The ban is in Article 19 of the Estatuto de Servicio Judicial (Statute of Judicial Service), which states: “All judicial officers must have Costa Rican citizenship rights …”.
The law went into effect in 1973, when it was passed by the Legislative Assembly.
The case was brought to light by a Nicaraguan national, Jorge Luis Urey Solano, 21 years of age, after filing a case of unconstitutionality.
In his petition, Urey says he studied law at a private university in Costa Rica and between December and March completed community work at the Unidad de Capacitación y Supervisión del Ministerio Público (Training and Supervision Unit at the Public Prosecutor’s office).

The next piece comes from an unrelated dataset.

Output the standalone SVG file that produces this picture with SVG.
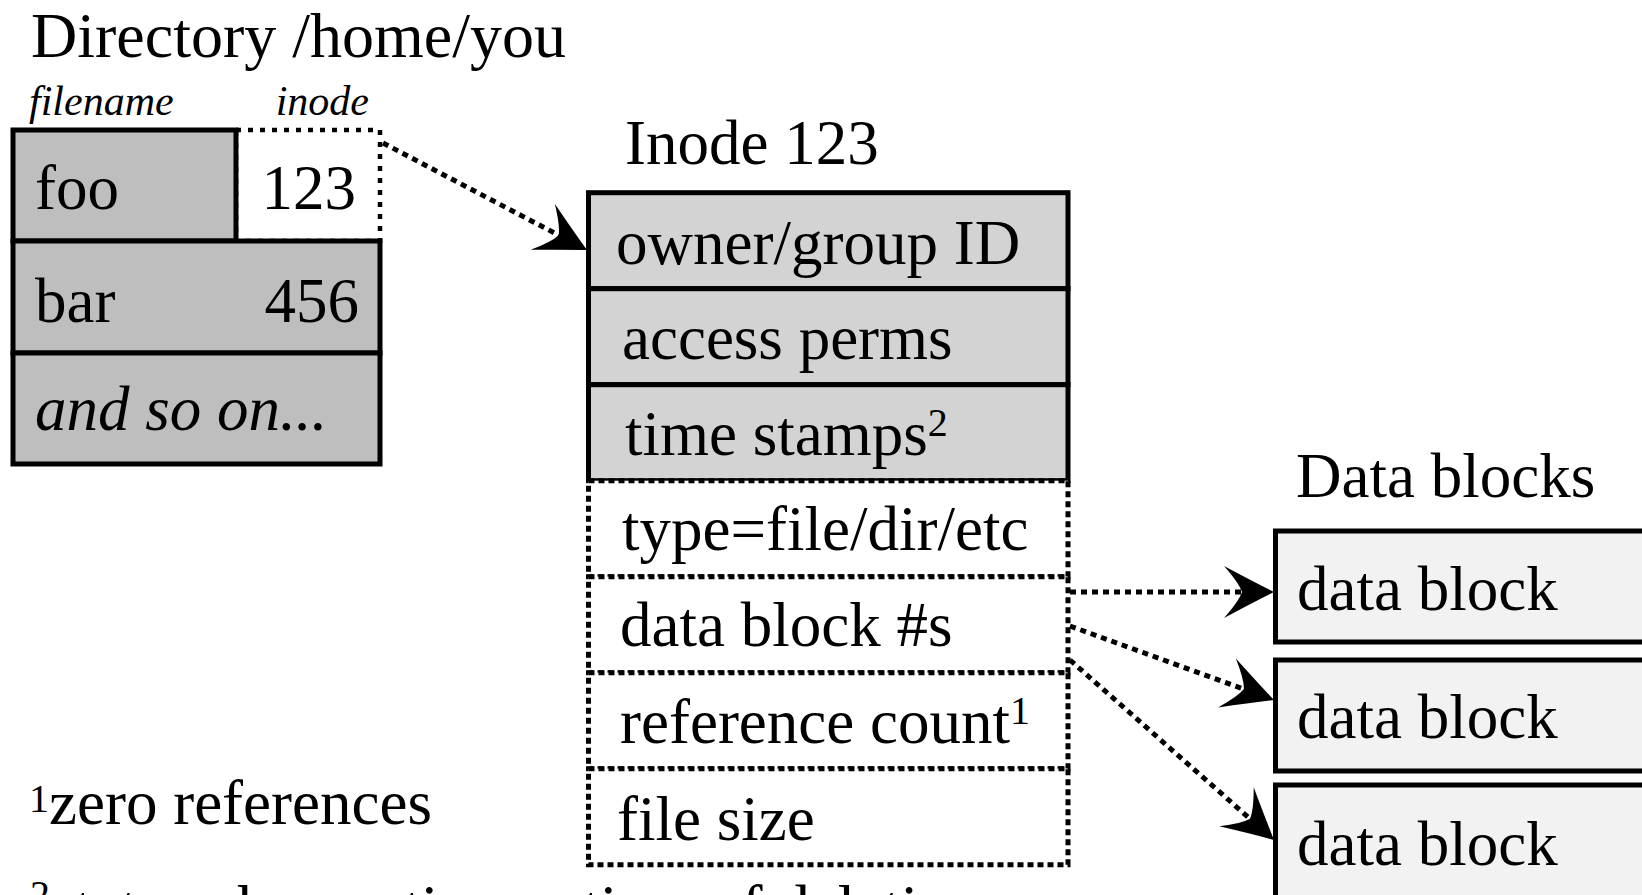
<svg xmlns="http://www.w3.org/2000/svg" width="1642" height="895" viewBox="0 0 1642 895">
<style>
text{font-family:"Liberation Serif","Times New Roman",serif;fill:#000}
.t{font-size:63px}
.h{font-size:64px}
.lbl{font-size:42px;font-style:italic}
.it{font-style:italic}
.sup{font-size:40px}
.dir{fill:#bebebe;stroke:#000;stroke-width:5}
.gray{fill:#d3d3d3;stroke:#000;stroke-width:5}
.dot{fill:#fff;stroke:#000;stroke-width:5;stroke-dasharray:6 4}
.dotc{fill:#fff;stroke:#000;stroke-width:4.5;stroke-dasharray:5 7}
.blk{fill:#f2f2f2;stroke:#000;stroke-width:5}
.conn{fill:none;stroke:#000;stroke-width:5;stroke-dasharray:6 5}
</style>
<defs>
<marker id="ah" markerUnits="userSpaceOnUse" orient="auto" refX="-30" refY="0" markerWidth="60" markerHeight="60" viewBox="-55 -30 60 60" overflow="visible">
<path d="M0,0 Q-22,-11 -50,-26 Q-35,-9 -32,0 Q-35,9 -50,26 Q-22,11 0,0 Z" fill="#000"/>
</marker>
</defs>
<rect width="1642" height="895" fill="#fff"/>

<g id="directory">
<text class="h" x="31" y="57">Directory /home/you</text>
<text class="lbl" x="29" y="115">filename</text>
<text class="lbl" x="369" y="115" text-anchor="end">inode</text>
<rect class="dotc" x="236" y="130" width="144" height="111"/>
<rect class="dir" x="13" y="130" width="223" height="111"/>
<rect class="dir" x="13" y="241" width="367" height="112"/>
<rect class="dir" x="13" y="353" width="367" height="111"/>
<text class="t" x="35" y="209">foo</text>
<text class="t" x="356" y="209" text-anchor="end">123</text>
<text class="t" x="35" y="322">bar</text>
<text class="t" x="359" y="322" text-anchor="end">456</text>
<text class="t it" x="35" y="430">and so on...</text>
</g>

<g id="inode">
<text class="t" x="625" y="164">Inode 123</text>
<rect class="gray" x="588.5" y="192.7" width="479.5" height="96"/>
<rect class="gray" x="588.5" y="288.7" width="479.5" height="96"/>
<rect class="gray" x="588.5" y="384.7" width="479.5" height="96"/>
<rect class="dot" x="588.5" y="480.7" width="479.5" height="96"/>
<rect class="dot" x="588.5" y="576.7" width="479.5" height="96"/>
<rect class="dot" x="588.5" y="672.7" width="479.5" height="96"/>
<rect class="dot" x="588.5" y="768.7" width="479.5" height="96"/>
<text class="t" x="616" y="264">owner/group ID</text>
<text class="t" x="622" y="359">access perms</text>
<text class="t" x="625" y="455">time stamps<tspan class="sup" dy="-19">2</tspan></text>
<text class="t" x="622" y="550">type=file/dir/etc</text>
<text class="t" x="620" y="646">data block #s</text>
<text class="t" x="620" y="743">reference count<tspan class="sup" dy="-19">1</tspan></text>
<text class="t" x="617" y="840">file size</text>
</g>

<g id="datablocks">
<text class="t" x="1296" y="497">Data blocks</text>
<rect class="blk" x="1275.5" y="531" width="420" height="111"/>
<rect class="blk" x="1275.5" y="660" width="420" height="111"/>
<rect class="blk" x="1275.5" y="785" width="420" height="120"/>
<text class="t" x="1297" y="610">data block</text>
<text class="t" x="1297" y="738">data block</text>
<text class="t" x="1297" y="865">data block</text>
</g>

<g id="footnotes">
<text class="t" x="29" y="824"><tspan class="sup" dy="-12">1</tspan><tspan dy="12">zero references</tspan></text>
<text class="t" x="30" y="929"><tspan class="sup" dy="-21">2</tspan><tspan dy="21">status change time = time of deletion</tspan></text>
</g>

<g id="connectors">
<path class="conn" d="M383,143 L560.4,236.1" marker-end="url(#ah)"/>
<path class="conn" d="M1070,592 L1244,592" marker-end="url(#ah)"/>
<path class="conn" d="M1070,626 L1245.8,689.8" marker-end="url(#ah)"/>
<path class="conn" d="M1070,660 L1251.5,820.1" marker-end="url(#ah)"/>
</g>
</svg>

Urey says that, at the request of his boss, he filled an application for trainee and a career with Ministerio Público. Howver, the Humar Resources department of the Ministerio Público rejected his application because of his nationality.
Urey considers the treatment discriminatory.
On Jun 3 the Sala Constitucional (Constitutional Court) accepted his petition and set a hearing for 15 15 days with the Attorney General and the president of the Supreme Court, Zarela Villanueva. Villanueva said she could not refer publicly to the case given the matter is pending before the Court.
Urey, has been living in Costa Rica since he was 12 years of age and is a legal resident. Currently he lives with his mother and will be graduating from law school in eight months.
Urey says that a similar ban existed with the Tribunal Supremo de Elecciones (TSE – the elections tribunal). In 2003 the Constitutional Court, by resolution 2001-10422, declared unconstitutional the law that said only nationals could work with the TSE.